The House Education Committee has approved a resolution that asks the state Board of Education to give them a plan before the end of the year to move the schools to what is called "weighted per-pupil funding." Lawmakers plan to introduce legislation next year to make the new formula law.

If the idea maintains its momentum, it could mean the most radical change for Hawai'i public schools in decades.

From his home in California, Ouchi, a Hawai'i native, detailed what the plan has meant in other school districts.

The weighted per-pupil formula gives money to schools based on the makeup of their student population; poor, special education or non-English speaking students would bring extra money to a school, for example.

Parents could choose whatever public school they wanted their child to attend, and the money would follow the child.

Superintendent Pat Hamamoto, who has advocated moving to a per-pupil model, says the weighted student formula might represent the final piece of the standards and accountability movement for the DOE. In the past several years, the department has been trying, somewhat fitfully, to send more money to the schools.
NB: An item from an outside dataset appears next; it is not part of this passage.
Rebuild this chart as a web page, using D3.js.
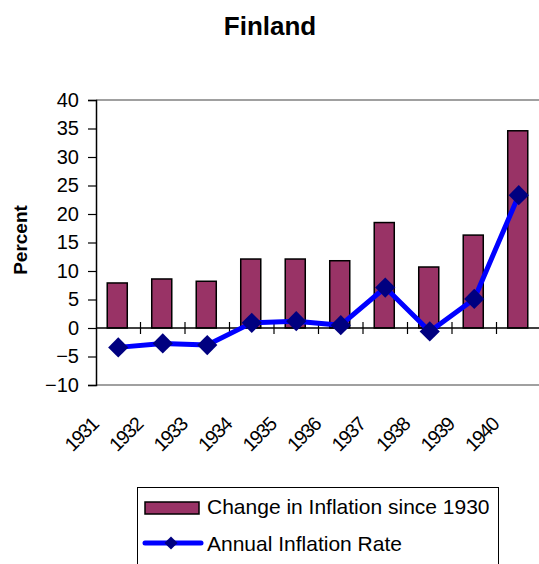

"It empowers decision-making at the schools," Hamamoto said. "This is truly a partnership between principals, teachers and the community."

Sen. Norman Sakamoto, D-15th (Waimalu, Airport, Salt Lake), is pushing the DOE to at least get a pilot program going in the new school year to test the per-pupil model.

But Hamamoto isn't sure how she can undo the DOE's budget program only part of the way. "You cannot have half the system on the old or half the system on the new," she said. Hamamoto wants to see the per-pupil method start with the state's 2005-2007 biennium budget to give the department time to train principals and sell the idea to the public.

There are other hurdles. Union contracts, especially the one for principals, would have to be reworked under a weighted student formula because of the changes in responsibility.

Hamamoto said reaction so far from principals has been mixed. "There are parameters to the current system," she said. "It's very comfortable. We know what it is."

Hamamoto also said principals would have greater control over hiring, and would have to use more of their budget to hire experienced teachers. "Communities that have highly paid faculty may lose them," she said.

Rep. Michael Kahikina, D-44th (Nanakuli, Honokai Hale), pointed out that the present system is unfair because schools on the Leeward Coast and the Neighbor Islands have trouble keeping experienced teachers on staff. Moving to a weighted formula might give those schools enough resources to attract seasoned teachers, he said.

Rep. Roy Takumi, D-36th (Pearl City, Palisades), also said that schools such as Lana'i High and Elementary, the only school on that island, suffer because of a lack of cultural programs and field trips. "Right now they don't get anything extra, but there's no doubt that they suffer for their geographic isolation," he said.

Ouchi, who met with several lawmakers and the governor's staff when he was home in March for a family visit, is a former student of the University of Hawai'i Lab School and a graduate of Punahou School.

His book "Making Schools Work: A Revolutionary Plan to Get Your Children the Education They Need" will be published in September and argues that heavily centralized school systems such as those in New York City, Chicago and

Los Angeles have lower student achievement and often spend more money per pupil than more decentralized systems.

Principals in Edmonton, Alberta — the decentralized model Seattle and Houston schools have copied — control about 92 percent of the district's total budget. Private schools in Edmonton have gone out of business or have merged with the public school system because of its excellence.

Cincinnati public schools also are moving toward a weighted per-pupil model.

Ouchi said the weighted student formula causes all schools to compete for students, develop specialized programs and become like magnet schools.

In Seattle, for example, one school specializes in homeless students. The additional money attached to those children has helped the school lower class size and hire more teachers. One school teaches students in a foreign language for half of the day and has a waiting list of 150 students, Ouchi said.

But also in Seattle, the superintendent recently resigned and the district faces a $35 million budget shortfall, which is being attributed to their system of small, expensive-to-operate schools, and an elaborate bus system to ferry students to their school of choice.

Good student performance has followed the weighted per pupil model, Ouchi said.

In Edmonton, 90 percent of the children read at or above grade level, he said. Houston outperforms Los Angeles by 10 points at every grade level on the Stanford Achievement Test since moving to the weighted-student formula, while Seattle far outperforms Chicago on the Iowa Test of Basic Skills, the standardized test that those systems use.

If Hawai'i follows the model of Edmonton, Seattle and Houston, some say the endlessly debated issue of what to do about school governance might become irrelevant.